Trowbridge, 23 December 1818

AL (Brotherton, MS Romance, ii. 144), 23 Dec. 1818

Double sheet 4 to 4 pp., 23.1 x 18.8 cm.

Address: Miss Eliz. Charter | Wilbury House | 'Amsbury' | Wilts


Trowbridge 23 Decr 1818

My dear Miss Charter

I have just read your Letter—I mean for the first Time —and am desirous of returning my Thanks as soon as they pg 250can be written. You are very good and mild in your gentle Censures of my Wanderings and Disobedience, but I can give some Account of myself for at least three months past that if it will not be a complete Apology for me, will at least incline your placable Mind to Forgiveness.

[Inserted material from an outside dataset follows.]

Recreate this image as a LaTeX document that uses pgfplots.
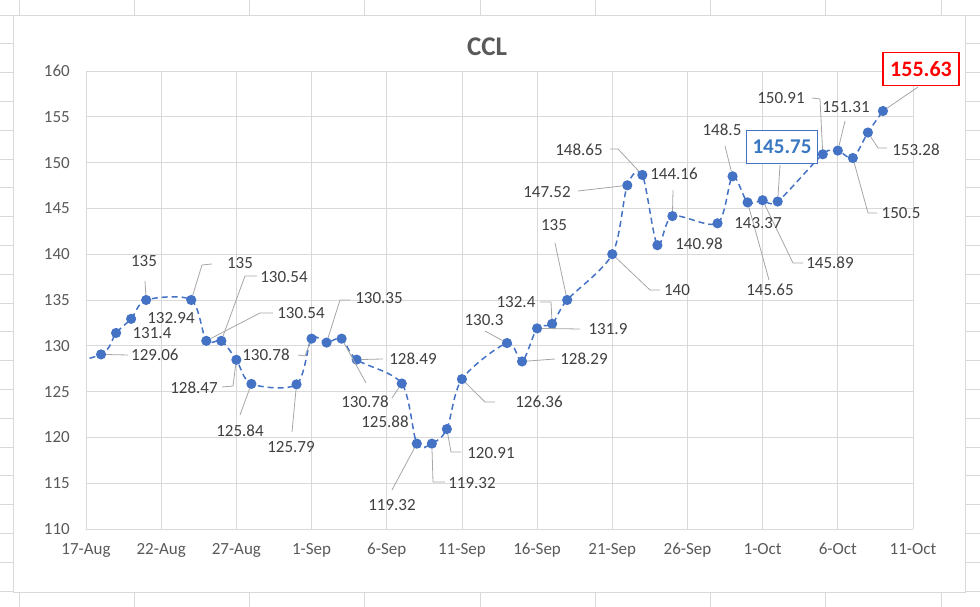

I not only wished to join your Party on the Coast, but I indulged the Thought for a considerable Time, till I found myself, in Suffolk, beset by insurmountable Hindrances. I have in Beccles a Sister—Sister to Mrs Crabbe—with whom I have been in Habits of Friendliness, but not Intimacy, till on a Visit to that Place, where also reside the Family of my Son's Wife,—We became more associated & she having to go to Town on Business, accompanied me and we dwelt together in Maddox Street a longer Time than either of us expected; so that a Month was thus added to the one spent in Visits to my Friends & no Business of any Importance none indeed but the usual kind of filing & polishing rough and harsh Lines: With this Lady, Politeness would have demanded my Return to Beccles *again* if Affection had not and there, by that kind of gentle Compulsion which your Sex knows so well how to apply I was induced to stay one other Week: At Length I came to Town unconnected with Company and [verso] then prepared in earnest for that kind of Negotiation for which I am so much unfitted by Nature & Habit.

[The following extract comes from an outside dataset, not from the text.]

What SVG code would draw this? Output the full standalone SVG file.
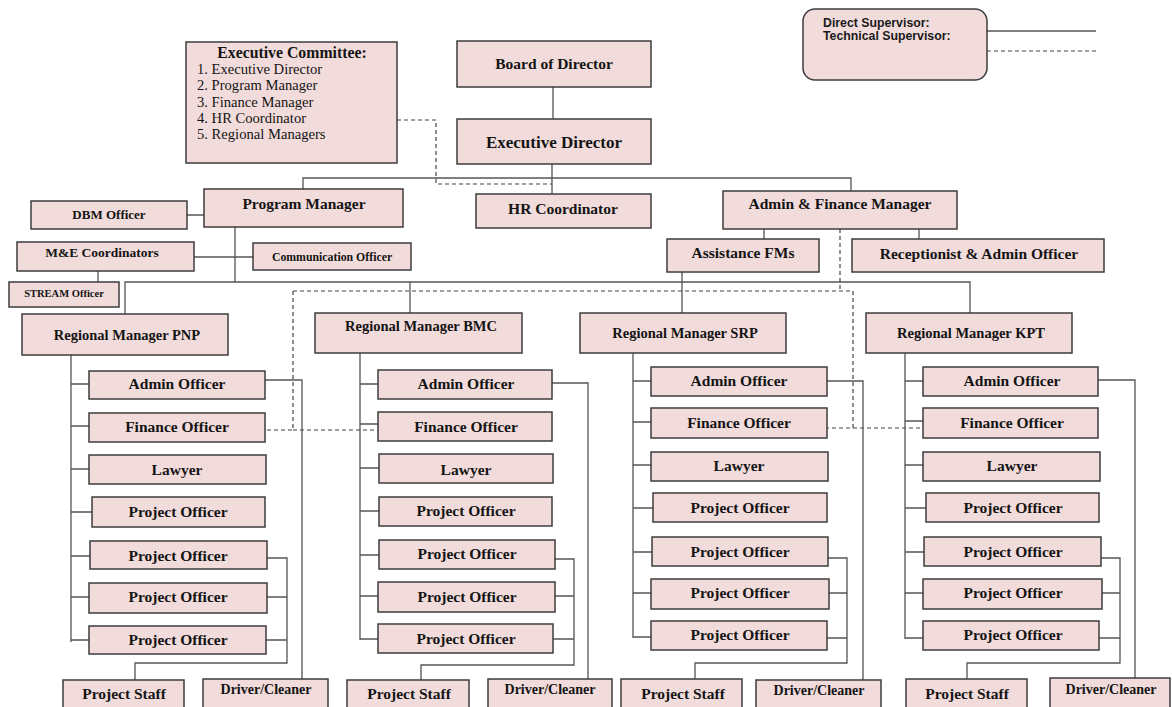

Mr Hatchard who appeared to claim (I know not why) a first offer of my Tales &c—whatever Appellation they may yet bear—and I in part complied, but we were at some loss how to act, for I would not put it in his power to say 'I refused the Work on the Terms offered' neither would I any more publish in the former Way: but as Mr Hatchard himself as we were talking on the Subject mentioned a thousand Pounds as the Sum up to which he did not think it possible that I should [X] aspire or he advance, I put an End to our Conference by assuring him that I should expect considerably more or would take my Marketings back again. We had some Difficulty respecting the Copies yet in Hand, but I hope Mr Murray & he will have no Disputation; for to that Gentleman I have disposed of my Manuscript & Copyright of the former Articles under certain pg 251Stipulations. He has been liberal enough I think in his proposal & whenever the promisory Notes now in my Hands are realized I will tell you what I have done,1 but these Things are so visionary in this trading Kingdom, where no one's Wealth is to be ascertained, that till a Bargain is concluded by actual Delivery on one Side & Payment on the other, it can scarsely be called good or bad, but so far I may give it a Name, I call it good at least I am satisfied—

My Work is before me & I [conj. leaf] have now the first printed Sheet. I almost tremble at my Task, but as I got over the Reading three of ye Tales to some Gentlemen assembled at Mr Murray's on Purpose to judge &c you may allow that I have a portion of Courage or Fortitude & I hope it will be as [much as] I have Occasion for.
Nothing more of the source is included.